Bad luck, they say, comes in threes — and the Navy is getting its trio this morning:
— Some of its $2 billion Virginia-class attack submarines — the most costly sub now being built — are shedding their special stealth coatings, which are designed to make them tougher to detect.
— The new F-35 fighter being developed for its aircraft carriers has been grounded because problems with its fuel pump could cause the plane to stall.
But all those involve hardware. The most interesting story today involves software — the men and women who sail such vessels.
The former No. 2 officer aboard the San Antonio is demanding a court martial — instead of a lesser non-judicial punishment — to detail problems with the San Antonio’s design that he believes contributed to the death of a sailor early last year. Lt. Cmdr. Sean Kearns, who has a degree in naval architecture from MIT, wants a military jury to hear how he thinks the vessel played a role in the drowning of sailor Theophilus Ansong on Feb. 4, 2009, in the Gulf of Aden.

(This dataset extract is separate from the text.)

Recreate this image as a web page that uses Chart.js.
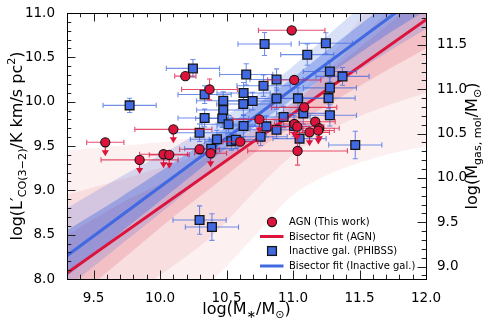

Ansong was tossed into the gulf when a small inflatable boat he was in flipped over as it was being lowered from the San Antonio. His body was never recovered. Kearns’ lawyer told a military judge last week that the boat-lowering system aboard the San Antonio was less safe than earlier designs to preserve the San Antonio’s stealthiness — its ability to hide from enemy radars. It’s amazing how the push for one military advantage can cause unexpected costs down the road — or out at sea. Which brings us back to the de-stealthifying molting now taking place on some of those Virginia-class subs. That hasn’t killed anybody, yet.